*** DATA EXTRACT

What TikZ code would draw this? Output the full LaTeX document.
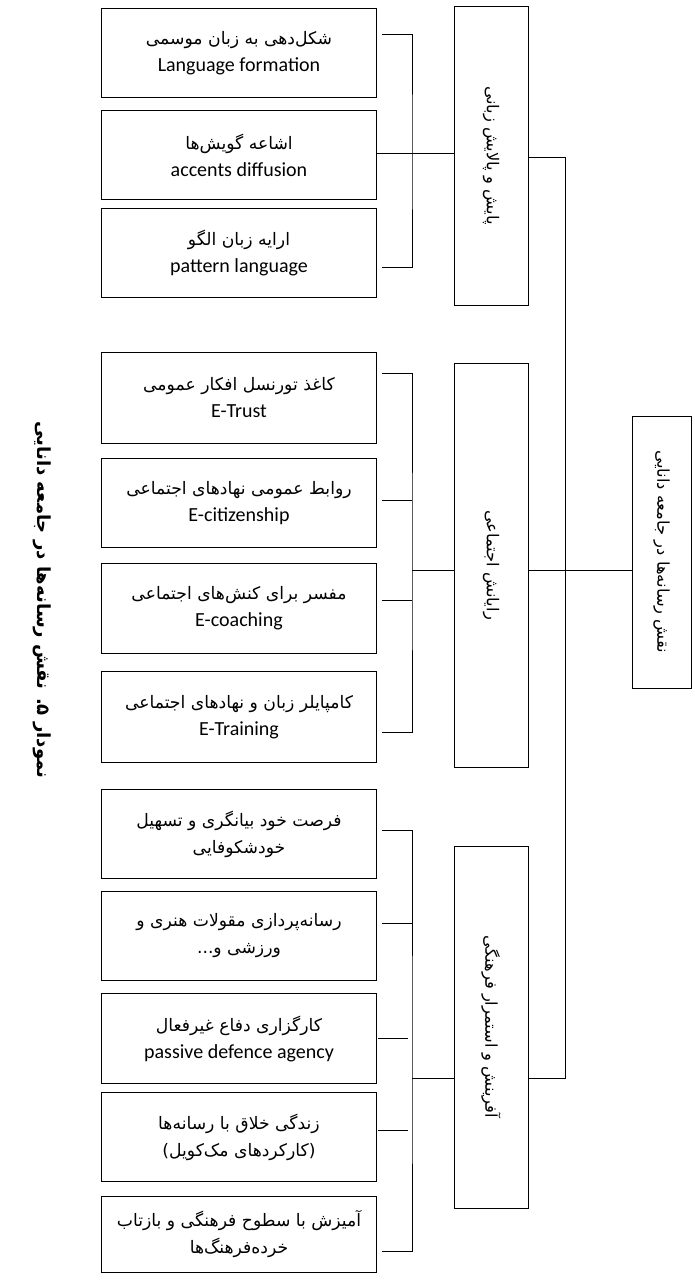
\documentclass[tikz,border=0pt]{standalone}
\usepackage{fontspec}
\setmainfont{Carlito}
\newfontfamily\fafont[Script=Arabic,Scale=0.86]{DejaVu Sans}
\TeXXeTstate=1
\newcommand{\fa}[1]{{\fafont\beginR #1\endR}}

\begin{document}
\begin{tikzpicture}[x=1pt, y=-1pt,
    leafbox/.style={draw, line width=1pt, anchor=north west, minimum width=275pt, minimum height=89pt, align=center, inner sep=0pt, font=\fontsize{20}{27}\selectfont},
    groupbox/.style={draw, line width=1pt, minimum width=74pt, font=\fontsize{19}{24}\selectfont},
    grouptext/.style={rotate=-90, font=\fontsize{19}{24}\selectfont\fafont},
    link/.style={line width=1pt}]
    \useasboundingbox (0,0) rectangle (695,1280);

    % leaves
    \node[leafbox] (l11) at (101,8) {\fa{شکل‌دهی به زبان موسمی}\\Language formation};
    \node[leafbox] (l12) at (101,110) {\fa{اشاعه گویش‌ها}\\accents diffusion};
    \node[leafbox] (l13) at (101,208) {\fa{ارایه زبان الگو}\\pattern language};

    \node[leafbox, minimum height=91pt] (l21) at (101,352) {\fa{کاغذ تورنسل افکار عمومی}\\E-Trust};
    \node[leafbox] (l22) at (101,458) {\fa{روابط عمومی نهادهای اجتماعی}\\E-citizenship};
    \node[leafbox, minimum height=90pt] (l23) at (101,563) {\fa{مفسر برای کنش‌های اجتماعی}\\E-coaching};
    \node[leafbox, minimum height=91pt] (l24) at (101,671) {\fa{کامپایلر زبان و نهادهای اجتماعی}\\E-Training};

    \node[leafbox] (l31) at (101,789) {\fa{فرصت خود بیانگری و تسهیل}\\\fa{خودشکوفایی}};
    \node[leafbox] (l32) at (101,891) {\fa{رسانه‌پردازی مقولات هنری و}\\\fa{ورزشی و...}};
    \node[leafbox, minimum height=90pt] (l33) at (101,993) {\fa{کارگزاری دفاع غیرفعال}\\passive defence agency};
    \node[leafbox] (l34) at (101,1092) {\fa{زندگی خلاق با رسانه‌ها}\\\fa{(کارکردهای مک‌کویل)}};
    \node[leafbox, minimum height=76pt] (l35) at (101,1196) {\fa{آمیزش با سطوح فرهنگی و بازتاب}\\\fa{خرده‌فرهنگ‌ها}};

    % groups
    \node[groupbox, minimum height=299pt] (m1) at (491,155.5) {};
    \node[grouptext] (m1text) at (m1.center) {\beginR پایش و پالایش زبانی\endR};
    \node[groupbox, minimum height=404pt] (m2) at (491,565) {};
    \node[grouptext] (m2text) at (m2.center) {\beginR رایانش اجتماعی\endR};
    \node[groupbox, minimum height=362pt] (m3) at (491,1027) {};
    \node[grouptext] (m3text) at (m3.center) {\beginR آفرینش و استمرار فرهنگی\endR};

    % root
    \node[groupbox, minimum width=59pt, minimum height=272pt] (root) at (661.5,552) {};
    \node[grouptext] (roottext) at (root.center) {\beginR نقش رسانه‌ها در جامعه دانایی\endR};

    % caption
    \node[rotate=-90, font=\fontsize{21}{24}\selectfont\bfseries\fafont] (cap) at (42,600) {\beginR نمودار ۵. نقش رسانه‌ها در جامعه دانایی\endR};

    % brackets
    \coordinate (s11) at (382,34);
    \coordinate (s13) at (382,267);
    \coordinate (j1) at (412,153);
    \draw[link] (s11) -| (j1) |- (s13);
    \draw[link] (l12.east |- j1) -- (m1.west |- j1);

    \coordinate (s21) at (382,373);
    \coordinate (s22) at (382,500);
    \coordinate (s23) at (382,600);
    \coordinate (s24) at (382,732);
    \coordinate (j2) at (412,570);
    \draw[link] (s21) -| (j2) |- (s24);
    \draw[link] (s22) -- (s22 -| j2);
    \draw[link] (s23) -- (s23 -| j2);
    \draw[link] (j2) -- (m2.west |- j2);

    \coordinate (s31) at (382,830);
    \coordinate (s32) at (382,923);
    \coordinate (s33) at (378,1038);
    \coordinate (s34) at (378,1130);
    \coordinate (s35) at (382,1251);
    \coordinate (j3) at (412,1078);
    \draw[link] (s31) -| (j3) |- (s35);
    \draw[link] (s32) -- (s32 -| j3);
    \draw[link] (s33) -- ([xshift=-4pt]s33 -| j3);
    \draw[link] (s34) -- ([xshift=-4pt]s34 -| j3);
    \draw[link] (j3) -- (m3.west |- j3);

    % trunk
    \coordinate (r1) at (565,157);
    \coordinate (r2) at (565,570);
    \coordinate (r3) at (565,1078);
    \draw[link] (m1.east |- r1) -- (r1) -- (r3) -- (m3.east |- r3);
    \draw[link] (m2.east |- r2) -- (root.west |- r2);
\end{tikzpicture}
\end{document}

******

▶ [TASK TO COMPLETE] Print out the whole of the material word for word, without pictures.

▶ [THE ANSWER]
What TikZ code would draw this? Output the full LaTeX document.
\documentclass[tikz,border=0pt]{standalone}
\usepackage{fontspec}
\setmainfont{Carlito}
\newfontfamily\fafont[Script=Arabic,Scale=0.86]{DejaVu Sans}
\TeXXeTstate=1
\newcommand{\fa}[1]{{\fafont\beginR #1\endR}}

\begin{document}
\begin{tikzpicture}[x=1pt, y=-1pt,
    leafbox/.style={draw, line width=1pt, anchor=north west, minimum width=275pt, minimum height=89pt, align=center, inner sep=0pt, font=\fontsize{20}{27}\selectfont},
    groupbox/.style={draw, line width=1pt, minimum width=74pt, font=\fontsize{19}{24}\selectfont},
    grouptext/.style={rotate=-90, font=\fontsize{19}{24}\selectfont\fafont},
    link/.style={line width=1pt}]
    \useasboundingbox (0,0) rectangle (695,1280);

    % leaves
    \node[leafbox] (l11) at (101,8) {\fa{شکل‌دهی به زبان موسمی}\\Language formation};
    \node[leafbox] (l12) at (101,110) {\fa{اشاعه گویش‌ها}\\accents diffusion};
    \node[leafbox] (l13) at (101,208) {\fa{ارایه زبان الگو}\\pattern language};

    \node[leafbox, minimum height=91pt] (l21) at (101,352) {\fa{کاغذ تورنسل افکار عمومی}\\E-Trust};
    \node[leafbox] (l22) at (101,458) {\fa{روابط عمومی نهادهای اجتماعی}\\E-citizenship};
    \node[leafbox, minimum height=90pt] (l23) at (101,563) {\fa{مفسر برای کنش‌های اجتماعی}\\E-coaching};
    \node[leafbox, minimum height=91pt] (l24) at (101,671) {\fa{کامپایلر زبان و نهادهای اجتماعی}\\E-Training};

    \node[leafbox] (l31) at (101,789) {\fa{فرصت خود بیانگری و تسهیل}\\\fa{خودشکوفایی}};
    \node[leafbox] (l32) at (101,891) {\fa{رسانه‌پردازی مقولات هنری و}\\\fa{ورزشی و...}};
    \node[leafbox, minimum height=90pt] (l33) at (101,993) {\fa{کارگزاری دفاع غیرفعال}\\passive defence agency};
    \node[leafbox] (l34) at (101,1092) {\fa{زندگی خلاق با رسانه‌ها}\\\fa{(کارکردهای مک‌کویل)}};
    \node[leafbox, minimum height=76pt] (l35) at (101,1196) {\fa{آمیزش با سطوح فرهنگی و بازتاب}\\\fa{خرده‌فرهنگ‌ها}};

    % groups
    \node[groupbox, minimum height=299pt] (m1) at (491,155.5) {};
    \node[grouptext] (m1text) at (m1.center) {\beginR پایش و پالایش زبانی\endR};
    \node[groupbox, minimum height=404pt] (m2) at (491,565) {};
    \node[grouptext] (m2text) at (m2.center) {\beginR رایانش اجتماعی\endR};
    \node[groupbox, minimum height=362pt] (m3) at (491,1027) {};
    \node[grouptext] (m3text) at (m3.center) {\beginR آفرینش و استمرار فرهنگی\endR};

    % root
    \node[groupbox, minimum width=59pt, minimum height=272pt] (root) at (661.5,552) {};
    \node[grouptext] (roottext) at (root.center) {\beginR نقش رسانه‌ها در جامعه دانایی\endR};

    % caption
    \node[rotate=-90, font=\fontsize{21}{24}\selectfont\bfseries\fafont] (cap) at (42,600) {\beginR نمودار ۵. نقش رسانه‌ها در جامعه دانایی\endR};

    % brackets
    \coordinate (s11) at (382,34);
    \coordinate (s13) at (382,267);
    \coordinate (j1) at (412,153);
    \draw[link] (s11) -| (j1) |- (s13);
    \draw[link] (l12.east |- j1) -- (m1.west |- j1);

    \coordinate (s21) at (382,373);
    \coordinate (s22) at (382,500);
    \coordinate (s23) at (382,600);
    \coordinate (s24) at (382,732);
    \coordinate (j2) at (412,570);
    \draw[link] (s21) -| (j2) |- (s24);
    \draw[link] (s22) -- (s22 -| j2);
    \draw[link] (s23) -- (s23 -| j2);
    \draw[link] (j2) -- (m2.west |- j2);

    \coordinate (s31) at (382,830);
    \coordinate (s32) at (382,923);
    \coordinate (s33) at (378,1038);
    \coordinate (s34) at (378,1130);
    \coordinate (s35) at (382,1251);
    \coordinate (j3) at (412,1078);
    \draw[link] (s31) -| (j3) |- (s35);
    \draw[link] (s32) -- (s32 -| j3);
    \draw[link] (s33) -- ([xshift=-4pt]s33 -| j3);
    \draw[link] (s34) -- ([xshift=-4pt]s34 -| j3);
    \draw[link] (j3) -- (m3.west |- j3);

    % trunk
    \coordinate (r1) at (565,157);
    \coordinate (r2) at (565,570);
    \coordinate (r3) at (565,1078);
    \draw[link] (m1.east |- r1) -- (r1) -- (r3) -- (m3.east |- r3);
    \draw[link] (m2.east |- r2) -- (root.west |- r2);
\end{tikzpicture}
\end{document}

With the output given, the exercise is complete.